Your task is to reproduce, verbatim and without pictures, the lines from the opening of the listing through the line containing "690,700,710,720,730,740,750,760,770,780];".
### INFORMATION PROVIDED ###
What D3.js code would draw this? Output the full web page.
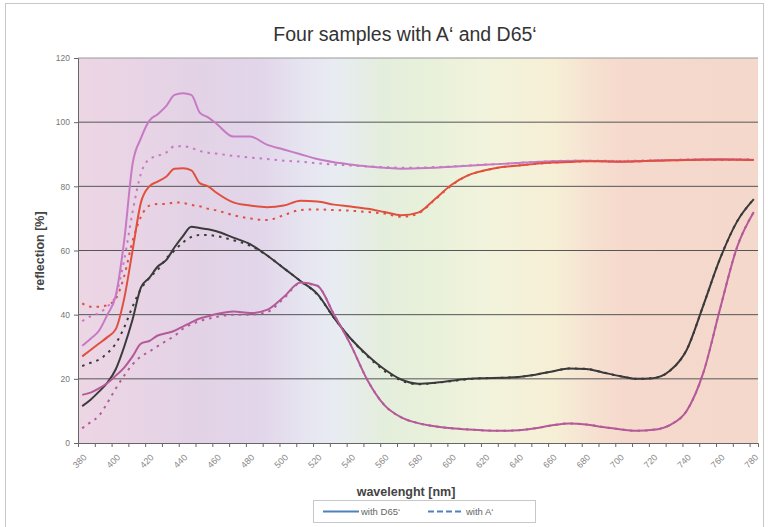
<!DOCTYPE html>
<html>
<head>
<meta charset="utf-8">
<script src="https://cdn.jsdelivr.net/npm/d3@7"></script>
<style>
  body { margin: 0; background: #fff; }
  text { font-family: "Liberation Sans", Arial, sans-serif; }
</style>
</head>
<body>
<svg id="chart" width="769" height="527"></svg>
<script>
// wavelengths [nm]
const wavelengths = [380,385,390,395,400,405,410,415,420,425,430,435,440,445,450,455,460,
  470,480,490,500,510,520,530,540,550,560,570,580,590,600,610,620,630,640,650,660,670,680,
  690,700,710,720,730,740,750,760,770,780];

// reflection [%] of the four samples, solid = D65', dotted = A'
const violetD65 = [30.3,32.5,35,40,46,63,87,95,100.5,102.5,105,108.5,109,108.5,103,101.5,99.5,
  95.5,95.5,93,91.5,90,88.5,87.5,86.8,86.2,85.8,85.5,85.6,85.8,86.1,86.4,86.7,87,87.3,87.6,87.8,87.9,88,
  87.8,87.7,87.8,88,88.1,88.3,88.4,88.5,88.4,88.3];
const violetA = [38,39.5,40.5,42.5,46,57,72,84,88.5,89.5,90.5,92.5,92.5,92,91,90.5,90.2,
  89.5,89,88.5,88,87.7,87.2,86.8,86.5,86.2,86,85.8,85.8,86,86.2,86.5,86.8,87,87.3,87.6,87.8,88,88,
  88,87.9,88,88.1,88.2,88.4,88.5,88.5,88.5,88.5];
const redD65 = [27,29,31,33,35.5,45,60,75,80,81.5,83,85.5,85.6,85,81,80,78,
  75,74,73.5,74,75.5,75.3,74.3,73.7,73,72,71,71.8,76,80.5,83.5,85,86,86.5,87,87.4,87.6,87.8,
  87.8,87.7,87.8,88,88.1,88.2,88.3,88.3,88.3,88.2];
const redA = [43.5,42.5,42.5,43,45,52,63,70.5,74,74.5,74.5,75,74.8,74.2,73.8,73,72.5,
  71,70,69.5,71,72.6,72.8,72.6,72.4,72,71.5,70.5,71.5,75.8,80.3,83.4,85,86,86.5,87,87.4,87.6,87.8,
  87.8,87.7,87.8,88,88.1,88.2,88.3,88.3,88.3,88.2];
const blackD65 = [11.5,13.5,16,18.8,23,30,38.5,48.5,51.5,55,57,61,64.5,67.4,67,66.6,66,
  64,62,58.5,54.5,50.5,46.5,39,32.5,27.3,23,19.8,18.5,18.8,19.4,20,20.2,20.3,20.6,21.3,22.3,23.2,23.1,
  22,20.9,20,20.2,22.5,29,43,57.6,69,76];
const blackA = [24,25,26,28,31,36,42.5,48,51.5,54,57.5,60,62.5,64.2,64.8,64.8,64.5,
  63.2,61.5,58.5,54.5,50.5,46.3,39,32.5,27,22.5,19.5,18.3,18.7,19.3,19.9,20.2,20.3,20.6,21.3,22.3,23.2,23.1,
  22,20.9,20,20.2,22.5,29,43,57.6,69,76];
const mauveD65 = [15,15.7,17,18.7,21,23.5,27,31,31.8,33.5,34.2,35,36.3,37.6,38.8,39.5,40.2,
  41,40.5,41.5,45.5,50,49,40,30.5,19.5,11.8,8,6.2,5.2,4.6,4.2,3.9,3.8,4,4.6,5.5,6.1,5.8,
  5,4.3,3.8,4.1,5.6,10,22,42,61,72];
const mauveA = [4.6,6.5,8.5,12.5,17,21,24.5,27,28.5,30.2,31.8,33.4,35.6,37,38,38.7,39.3,
  40,40,40.8,45,49.8,49,40,30.5,19.5,11.8,8,6.2,5.2,4.6,4.2,3.9,3.8,4,4.6,5.5,6.1,5.8,
  5,4.3,3.8,4.1,5.6,10,22,42,61,72];

const yTicks = [0, 20, 40, 60, 80, 100, 120];
const xLabels = d3.range(380, 781, 20);

const series = [
  { values: violetA, color: "#c77ac4", dashed: true },
  { values: redA, color: "#e0503f", dashed: true },
  { values: blackA, color: "#3a3a3a", dashed: true },
  { values: mauveA, color: "#b45a98", dashed: true },
  { values: violetD65, color: "#c77ac4", dashed: false },
  { values: redD65, color: "#e0503f", dashed: false },
  { values: blackD65, color: "#3a3a3a", dashed: false },
  { values: mauveD65, color: "#b45a98", dashed: false }
];

let svg = d3.select("#chart");
let margin = { top: 58, right: 11, bottom: 84, left: 78 };
let width = +svg.attr("width") - margin.left - margin.right;
let height = +svg.attr("height") - margin.top - margin.bottom;

// outer frame
svg.append("rect")
  .attr("x", 5.5).attr("y", 3.5)
  .attr("width", 758).attr("height", 530)
  .attr("fill", "#fff").attr("stroke", "#c8c8c8");

let x = d3.scaleLinear().domain([377.5, 782.5]).range([0, width]);
let y = d3.scaleLinear().domain([0, 120]).range([height, 0]);

let g = svg.append("g").attr("transform", `translate(${margin.left},${margin.top})`);

// spectrum background
let grad = svg.append("defs").append("linearGradient")
  .attr("id", "spectrum").attr("x1", "0%").attr("x2", "100%");
[[0, "#edd6e4"], [0.17, "#e3d2e6"], [0.27, "#e2d6ea"], [0.33, "#e6e4f0"], [0.38, "#e8ecf2"],
 [0.45, "#e4eedc"], [0.5, "#e6f0da"], [0.6, "#f2f3dc"], [0.7, "#f6efd6"], [0.76, "#f6e0d0"],
 [0.8, "#f6d9cd"], [1, "#f5d8cc"]].forEach(s => {
  grad.append("stop").attr("offset", s[0]).attr("stop-color", s[1]);
});
g.append("rect").attr("width", width).attr("height", height).attr("fill", "url(#spectrum)");

// grid lines
g.selectAll(".grid")
  .data(yTicks.filter(d => d > 0))
  .enter().append("line")
  .attr("x1", 0).attr("x2", width)
  .attr("y1", d => y(d)).attr("y2", d => y(d))
  .attr("stroke", d => d === 120 ? "#9a9a9a" : "#555")
  .attr("stroke-width", 1);

// y axis
let yAxis = g.append("g").call(d3.axisLeft(y).tickValues(yTicks).tickSize(4).tickPadding(4));
yAxis.select(".domain").attr("stroke", "#666");
yAxis.selectAll(".tick line").attr("stroke", "#666");
yAxis.selectAll("text").attr("fill", "#777").style("font-size", "8.5px");

// x axis: ticks between categories, labels on every 20 nm
let xAxis = g.append("g").attr("transform", `translate(0,${height})`)
  .call(d3.axisBottom(x).tickValues(d3.range(377.5, 780, 10)).tickSize(4).tickFormat(""));
xAxis.select(".domain").attr("stroke", "#666");
xAxis.selectAll(".tick line").attr("stroke", "#666");

g.selectAll(".xlabel")
  .data(xLabels)
  .enter().append("text")
  .attr("class", "xlabel")
  .attr("transform", d => `translate(${x(d) + 5},${height + 15}) rotate(-45)`)
  .attr("text-anchor", "end")
  .attr("fill", "#888")
  .style("font-size", "9px")
  .text(d => d);

// lines
let line = d3.line()
  .x((d, i) => x(wavelengths[i]))
  .y(d => y(d))
  .curve(d3.curveMonotoneX);

g.selectAll(".series")
  .data(series)
  .enter().append("path")
  .attr("class", "series")
  .attr("d", d => line(d.values))
  .attr("fill", "none")
  .attr("stroke", d => d.color)
  .attr("stroke-width", 2)
  .attr("stroke-dasharray", d => d.dashed ? "2.5,5" : null);

// title and axis titles
svg.append("text")
  .attr("x", 405).attr("y", 41)
  .attr("text-anchor", "middle")
  .attr("fill", "#333")
  .style("font-size", "19.5px")
  .text("Four samples with A\u2018 and D65\u2018");

svg.append("text")
  .attr("transform", "translate(44,251) rotate(-90)")
  .attr("text-anchor", "middle")
  .attr("fill", "#444")
  .style("font-size", "12.5px").style("font-weight", "bold")
  .text("reflection [%]");

svg.append("text")
  .attr("x", 406).attr("y", 496)
  .attr("text-anchor", "middle")
  .attr("fill", "#444")
  .style("font-size", "12.5px").style("font-weight", "bold")
  .text("wavelenght [nm]");

// legend
let legend = svg.append("g").attr("transform", "translate(313,500)");
legend.append("rect")
  .attr("x", 0.5).attr("y", 0.5).attr("width", 222).attr("height", 22)
  .attr("fill", "#fff").attr("stroke", "#c8c8c8");
[{ label: "with D65\u2018", dashed: false, x: 10 }, { label: "with A\u2018", dashed: true, x: 115 }]
  .forEach(d => {
    legend.append("line")
      .attr("x1", d.x).attr("x2", d.x + 36).attr("y1", 11.5).attr("y2", 11.5)
      .attr("stroke", "#4f81bd").attr("stroke-width", 2)
      .attr("stroke-dasharray", d.dashed ? "6,3" : null);
    legend.append("text")
      .attr("x", d.x + 38).attr("y", 15)
      .attr("fill", "#666")
      .style("font-size", "9.5px")
      .text(d.label);
  });
</script>
</body>
</html>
###
◆ ANSWER TO THE PROBLEM ◆
What D3.js code would draw this? Output the full web page.
<!DOCTYPE html>
<html>
<head>
<meta charset="utf-8">
<script src="https://cdn.jsdelivr.net/npm/d3@7"></script>
<style>
  body { margin: 0; background: #fff; }
  text { font-family: "Liberation Sans", Arial, sans-serif; }
</style>
</head>
<body>
<svg id="chart" width="769" height="527"></svg>
<script>
// wavelengths [nm]
const wavelengths = [380,385,390,395,400,405,410,415,420,425,430,435,440,445,450,455,460,
  470,480,490,500,510,520,530,540,550,560,570,580,590,600,610,620,630,640,650,660,670,680,
  690,700,710,720,730,740,750,760,770,780];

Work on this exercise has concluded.